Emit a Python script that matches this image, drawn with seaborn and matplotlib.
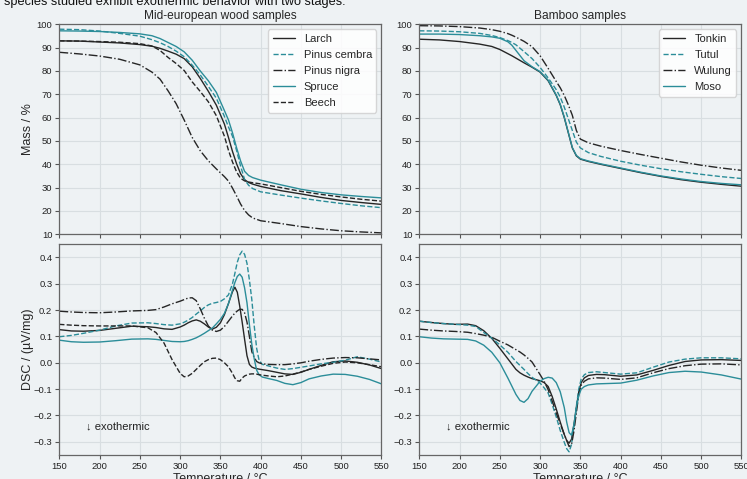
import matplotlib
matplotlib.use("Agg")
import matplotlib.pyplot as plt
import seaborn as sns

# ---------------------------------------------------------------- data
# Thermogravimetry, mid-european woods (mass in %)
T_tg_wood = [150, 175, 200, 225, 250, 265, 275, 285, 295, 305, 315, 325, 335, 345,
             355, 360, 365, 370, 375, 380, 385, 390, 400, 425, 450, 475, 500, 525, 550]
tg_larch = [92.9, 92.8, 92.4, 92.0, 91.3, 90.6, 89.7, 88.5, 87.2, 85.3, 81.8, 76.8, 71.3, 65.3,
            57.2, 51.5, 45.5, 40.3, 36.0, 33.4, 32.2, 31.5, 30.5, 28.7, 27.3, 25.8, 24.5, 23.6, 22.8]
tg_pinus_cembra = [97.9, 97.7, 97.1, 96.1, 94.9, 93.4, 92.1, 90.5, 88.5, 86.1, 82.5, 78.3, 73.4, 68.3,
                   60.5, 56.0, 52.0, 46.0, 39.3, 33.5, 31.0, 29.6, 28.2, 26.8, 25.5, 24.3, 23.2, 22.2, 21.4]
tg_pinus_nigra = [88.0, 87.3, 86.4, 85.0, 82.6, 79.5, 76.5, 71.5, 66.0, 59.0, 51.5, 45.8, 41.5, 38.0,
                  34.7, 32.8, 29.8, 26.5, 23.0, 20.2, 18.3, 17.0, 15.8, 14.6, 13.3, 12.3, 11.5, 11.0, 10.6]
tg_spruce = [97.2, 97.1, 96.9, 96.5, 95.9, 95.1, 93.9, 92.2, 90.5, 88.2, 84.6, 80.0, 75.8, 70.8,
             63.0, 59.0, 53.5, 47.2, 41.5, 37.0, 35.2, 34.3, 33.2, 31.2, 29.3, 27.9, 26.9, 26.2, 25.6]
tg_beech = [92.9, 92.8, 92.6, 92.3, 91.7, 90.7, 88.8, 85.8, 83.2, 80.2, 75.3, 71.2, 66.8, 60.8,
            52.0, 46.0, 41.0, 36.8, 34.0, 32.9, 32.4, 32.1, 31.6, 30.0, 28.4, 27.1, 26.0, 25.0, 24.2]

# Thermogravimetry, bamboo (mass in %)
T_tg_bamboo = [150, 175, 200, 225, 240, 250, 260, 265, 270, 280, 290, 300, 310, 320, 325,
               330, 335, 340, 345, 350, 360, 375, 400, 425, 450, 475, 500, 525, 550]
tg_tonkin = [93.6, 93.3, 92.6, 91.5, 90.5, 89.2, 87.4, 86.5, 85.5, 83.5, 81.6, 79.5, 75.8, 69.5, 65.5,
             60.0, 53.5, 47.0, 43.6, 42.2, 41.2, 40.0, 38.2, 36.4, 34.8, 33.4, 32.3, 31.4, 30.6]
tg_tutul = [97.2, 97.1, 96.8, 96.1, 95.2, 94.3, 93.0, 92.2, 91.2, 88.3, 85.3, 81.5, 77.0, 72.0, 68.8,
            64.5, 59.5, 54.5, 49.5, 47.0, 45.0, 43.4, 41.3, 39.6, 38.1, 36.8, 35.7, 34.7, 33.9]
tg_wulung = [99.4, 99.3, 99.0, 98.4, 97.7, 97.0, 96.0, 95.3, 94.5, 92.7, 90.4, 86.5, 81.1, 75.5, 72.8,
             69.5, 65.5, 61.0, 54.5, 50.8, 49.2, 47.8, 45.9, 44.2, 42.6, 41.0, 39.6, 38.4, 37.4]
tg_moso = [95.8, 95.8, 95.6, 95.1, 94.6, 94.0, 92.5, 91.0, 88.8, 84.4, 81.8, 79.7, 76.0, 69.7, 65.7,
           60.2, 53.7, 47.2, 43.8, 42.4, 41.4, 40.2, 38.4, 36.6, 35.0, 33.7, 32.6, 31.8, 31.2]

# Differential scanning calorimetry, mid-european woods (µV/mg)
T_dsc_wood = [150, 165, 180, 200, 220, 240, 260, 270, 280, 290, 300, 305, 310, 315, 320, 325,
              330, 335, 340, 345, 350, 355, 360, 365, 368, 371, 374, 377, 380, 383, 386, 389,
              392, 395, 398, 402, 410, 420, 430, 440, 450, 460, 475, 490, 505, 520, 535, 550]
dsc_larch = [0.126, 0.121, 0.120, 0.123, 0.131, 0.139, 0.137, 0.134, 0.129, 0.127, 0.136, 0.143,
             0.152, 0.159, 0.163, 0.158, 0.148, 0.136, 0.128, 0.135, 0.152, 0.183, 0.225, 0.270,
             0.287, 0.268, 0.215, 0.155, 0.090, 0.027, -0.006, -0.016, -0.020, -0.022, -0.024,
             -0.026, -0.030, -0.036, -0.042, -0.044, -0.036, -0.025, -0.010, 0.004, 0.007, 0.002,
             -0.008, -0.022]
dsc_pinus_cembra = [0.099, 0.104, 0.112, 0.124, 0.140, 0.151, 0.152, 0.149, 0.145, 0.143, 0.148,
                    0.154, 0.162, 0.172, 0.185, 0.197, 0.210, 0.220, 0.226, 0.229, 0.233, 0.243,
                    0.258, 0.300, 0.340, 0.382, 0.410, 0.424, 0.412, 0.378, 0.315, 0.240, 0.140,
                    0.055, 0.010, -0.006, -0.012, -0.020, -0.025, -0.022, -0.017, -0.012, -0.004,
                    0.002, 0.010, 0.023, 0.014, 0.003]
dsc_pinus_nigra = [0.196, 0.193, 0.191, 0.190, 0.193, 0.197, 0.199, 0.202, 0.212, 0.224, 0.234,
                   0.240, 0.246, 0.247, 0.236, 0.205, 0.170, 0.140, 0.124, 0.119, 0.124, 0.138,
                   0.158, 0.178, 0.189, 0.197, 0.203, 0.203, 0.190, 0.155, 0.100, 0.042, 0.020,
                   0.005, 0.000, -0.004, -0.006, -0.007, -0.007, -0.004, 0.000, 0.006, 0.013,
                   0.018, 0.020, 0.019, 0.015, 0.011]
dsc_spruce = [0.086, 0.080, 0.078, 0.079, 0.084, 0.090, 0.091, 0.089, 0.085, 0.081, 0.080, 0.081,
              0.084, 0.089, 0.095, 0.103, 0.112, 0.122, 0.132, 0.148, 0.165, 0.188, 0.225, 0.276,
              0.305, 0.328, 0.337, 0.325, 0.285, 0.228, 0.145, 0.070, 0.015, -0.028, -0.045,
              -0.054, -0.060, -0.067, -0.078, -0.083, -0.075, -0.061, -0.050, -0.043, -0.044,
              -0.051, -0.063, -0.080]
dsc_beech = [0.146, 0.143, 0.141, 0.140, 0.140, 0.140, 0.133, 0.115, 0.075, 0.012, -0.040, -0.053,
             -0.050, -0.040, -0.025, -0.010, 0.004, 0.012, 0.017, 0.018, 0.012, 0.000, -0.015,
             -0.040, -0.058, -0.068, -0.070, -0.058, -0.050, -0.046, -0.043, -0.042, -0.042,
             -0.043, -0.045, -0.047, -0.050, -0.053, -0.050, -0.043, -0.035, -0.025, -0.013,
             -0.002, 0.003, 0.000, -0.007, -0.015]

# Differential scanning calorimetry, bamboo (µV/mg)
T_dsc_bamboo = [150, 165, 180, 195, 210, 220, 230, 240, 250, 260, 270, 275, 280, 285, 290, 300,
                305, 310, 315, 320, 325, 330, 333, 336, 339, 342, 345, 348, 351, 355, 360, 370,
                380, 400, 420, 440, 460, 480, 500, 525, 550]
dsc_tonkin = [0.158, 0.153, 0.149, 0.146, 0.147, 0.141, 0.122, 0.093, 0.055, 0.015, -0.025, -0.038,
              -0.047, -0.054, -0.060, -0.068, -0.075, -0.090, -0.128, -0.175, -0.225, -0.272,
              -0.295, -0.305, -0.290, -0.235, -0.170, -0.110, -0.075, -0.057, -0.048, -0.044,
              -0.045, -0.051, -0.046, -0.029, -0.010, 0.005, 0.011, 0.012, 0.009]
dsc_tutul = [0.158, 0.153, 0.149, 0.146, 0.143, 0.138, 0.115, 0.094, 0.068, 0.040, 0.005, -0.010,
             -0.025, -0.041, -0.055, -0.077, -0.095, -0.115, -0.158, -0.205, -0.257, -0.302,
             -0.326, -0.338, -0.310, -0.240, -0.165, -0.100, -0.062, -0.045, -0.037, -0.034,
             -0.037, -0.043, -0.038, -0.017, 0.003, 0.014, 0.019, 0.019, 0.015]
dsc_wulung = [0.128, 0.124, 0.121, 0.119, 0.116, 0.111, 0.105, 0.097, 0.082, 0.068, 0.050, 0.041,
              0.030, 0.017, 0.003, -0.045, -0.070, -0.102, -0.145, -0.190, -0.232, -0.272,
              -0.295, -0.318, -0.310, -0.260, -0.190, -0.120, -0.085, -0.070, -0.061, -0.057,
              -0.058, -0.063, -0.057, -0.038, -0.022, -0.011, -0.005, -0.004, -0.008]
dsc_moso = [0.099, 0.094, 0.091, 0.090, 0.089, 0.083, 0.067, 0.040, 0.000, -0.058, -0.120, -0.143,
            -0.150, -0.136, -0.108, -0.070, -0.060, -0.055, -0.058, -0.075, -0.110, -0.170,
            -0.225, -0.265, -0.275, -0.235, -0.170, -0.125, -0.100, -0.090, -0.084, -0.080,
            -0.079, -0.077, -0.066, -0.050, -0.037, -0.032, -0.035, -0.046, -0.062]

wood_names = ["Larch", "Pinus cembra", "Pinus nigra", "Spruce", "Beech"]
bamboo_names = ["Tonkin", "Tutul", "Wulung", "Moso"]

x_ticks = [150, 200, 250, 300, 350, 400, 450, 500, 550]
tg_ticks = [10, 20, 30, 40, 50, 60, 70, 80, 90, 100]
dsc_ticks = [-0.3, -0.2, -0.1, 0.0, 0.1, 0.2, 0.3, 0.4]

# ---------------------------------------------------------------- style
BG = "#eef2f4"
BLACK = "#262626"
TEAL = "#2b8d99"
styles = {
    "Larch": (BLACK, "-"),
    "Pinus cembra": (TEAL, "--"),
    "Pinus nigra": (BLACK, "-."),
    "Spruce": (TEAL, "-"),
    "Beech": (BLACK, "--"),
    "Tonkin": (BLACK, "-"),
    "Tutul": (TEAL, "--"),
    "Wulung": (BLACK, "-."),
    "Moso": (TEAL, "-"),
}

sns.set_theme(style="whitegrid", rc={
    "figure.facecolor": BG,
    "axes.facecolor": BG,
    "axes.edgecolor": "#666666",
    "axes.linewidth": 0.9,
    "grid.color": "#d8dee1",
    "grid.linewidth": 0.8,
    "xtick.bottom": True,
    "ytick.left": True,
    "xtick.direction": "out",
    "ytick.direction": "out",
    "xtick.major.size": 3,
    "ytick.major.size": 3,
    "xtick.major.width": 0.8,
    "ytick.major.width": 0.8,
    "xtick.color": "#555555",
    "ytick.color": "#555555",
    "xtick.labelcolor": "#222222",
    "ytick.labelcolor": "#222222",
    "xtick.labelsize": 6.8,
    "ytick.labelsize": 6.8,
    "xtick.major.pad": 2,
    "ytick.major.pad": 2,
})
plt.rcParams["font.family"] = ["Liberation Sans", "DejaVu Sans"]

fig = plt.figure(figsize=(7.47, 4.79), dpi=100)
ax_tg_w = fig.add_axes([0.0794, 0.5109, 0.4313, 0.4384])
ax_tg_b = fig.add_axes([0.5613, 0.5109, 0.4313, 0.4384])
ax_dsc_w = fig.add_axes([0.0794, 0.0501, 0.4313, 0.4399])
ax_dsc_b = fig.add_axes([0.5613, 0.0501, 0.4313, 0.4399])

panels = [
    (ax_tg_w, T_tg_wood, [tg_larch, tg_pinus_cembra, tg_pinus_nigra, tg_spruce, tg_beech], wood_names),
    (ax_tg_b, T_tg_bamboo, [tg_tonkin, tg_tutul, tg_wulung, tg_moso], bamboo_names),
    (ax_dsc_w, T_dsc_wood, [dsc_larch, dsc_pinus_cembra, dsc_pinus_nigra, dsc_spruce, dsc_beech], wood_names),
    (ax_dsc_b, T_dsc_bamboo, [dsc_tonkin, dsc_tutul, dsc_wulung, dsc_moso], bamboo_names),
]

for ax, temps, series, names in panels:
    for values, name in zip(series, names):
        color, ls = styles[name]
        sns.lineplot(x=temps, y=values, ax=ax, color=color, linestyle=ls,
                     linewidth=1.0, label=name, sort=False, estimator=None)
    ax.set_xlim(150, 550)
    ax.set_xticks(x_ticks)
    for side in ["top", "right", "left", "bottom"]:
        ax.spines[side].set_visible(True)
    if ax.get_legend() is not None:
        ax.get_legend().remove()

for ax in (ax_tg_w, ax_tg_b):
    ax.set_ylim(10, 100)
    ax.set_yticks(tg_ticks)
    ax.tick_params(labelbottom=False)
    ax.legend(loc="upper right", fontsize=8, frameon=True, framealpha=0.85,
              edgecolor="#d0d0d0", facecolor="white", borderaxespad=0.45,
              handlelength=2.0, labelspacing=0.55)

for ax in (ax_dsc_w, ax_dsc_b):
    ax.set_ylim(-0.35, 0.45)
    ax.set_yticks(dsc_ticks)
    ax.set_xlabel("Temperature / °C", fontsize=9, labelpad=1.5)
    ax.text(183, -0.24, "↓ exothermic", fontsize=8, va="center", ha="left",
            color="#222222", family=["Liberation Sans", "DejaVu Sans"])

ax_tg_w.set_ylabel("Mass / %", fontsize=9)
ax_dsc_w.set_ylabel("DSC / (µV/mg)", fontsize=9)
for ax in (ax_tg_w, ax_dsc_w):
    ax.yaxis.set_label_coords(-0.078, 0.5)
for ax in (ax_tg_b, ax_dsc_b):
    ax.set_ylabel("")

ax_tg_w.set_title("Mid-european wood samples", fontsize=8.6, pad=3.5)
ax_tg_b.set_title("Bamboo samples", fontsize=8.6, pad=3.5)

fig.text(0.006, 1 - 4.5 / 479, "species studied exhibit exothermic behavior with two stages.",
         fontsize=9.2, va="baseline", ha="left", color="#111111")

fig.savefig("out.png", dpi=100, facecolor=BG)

──────────────────────────────

Given request →
Please extract exactly the lines of the data, from the first through the line containing "26.0, 25.0, 24.2]", and add no pictures to the copy.

Result →
Emit a Python script that matches this image, drawn with seaborn and matplotlib.
import matplotlib
matplotlib.use("Agg")
import matplotlib.pyplot as plt
import seaborn as sns

# ---------------------------------------------------------------- data
# Thermogravimetry, mid-european woods (mass in %)
T_tg_wood = [150, 175, 200, 225, 250, 265, 275, 285, 295, 305, 315, 325, 335, 345,
             355, 360, 365, 370, 375, 380, 385, 390, 400, 425, 450, 475, 500, 525, 550]
tg_larch = [92.9, 92.8, 92.4, 92.0, 91.3, 90.6, 89.7, 88.5, 87.2, 85.3, 81.8, 76.8, 71.3, 65.3,
            57.2, 51.5, 45.5, 40.3, 36.0, 33.4, 32.2, 31.5, 30.5, 28.7, 27.3, 25.8, 24.5, 23.6, 22.8]
tg_pinus_cembra = [97.9, 97.7, 97.1, 96.1, 94.9, 93.4, 92.1, 90.5, 88.5, 86.1, 82.5, 78.3, 73.4, 68.3,
                   60.5, 56.0, 52.0, 46.0, 39.3, 33.5, 31.0, 29.6, 28.2, 26.8, 25.5, 24.3, 23.2, 22.2, 21.4]
tg_pinus_nigra = [88.0, 87.3, 86.4, 85.0, 82.6, 79.5, 76.5, 71.5, 66.0, 59.0, 51.5, 45.8, 41.5, 38.0,
                  34.7, 32.8, 29.8, 26.5, 23.0, 20.2, 18.3, 17.0, 15.8, 14.6, 13.3, 12.3, 11.5, 11.0, 10.6]
tg_spruce = [97.2, 97.1, 96.9, 96.5, 95.9, 95.1, 93.9, 92.2, 90.5, 88.2, 84.6, 80.0, 75.8, 70.8,
             63.0, 59.0, 53.5, 47.2, 41.5, 37.0, 35.2, 34.3, 33.2, 31.2, 29.3, 27.9, 26.9, 26.2, 25.6]
tg_beech = [92.9, 92.8, 92.6, 92.3, 91.7, 90.7, 88.8, 85.8, 83.2, 80.2, 75.3, 71.2, 66.8, 60.8,
            52.0, 46.0, 41.0, 36.8, 34.0, 32.9, 32.4, 32.1, 31.6, 30.0, 28.4, 27.1, 26.0, 25.0, 24.2]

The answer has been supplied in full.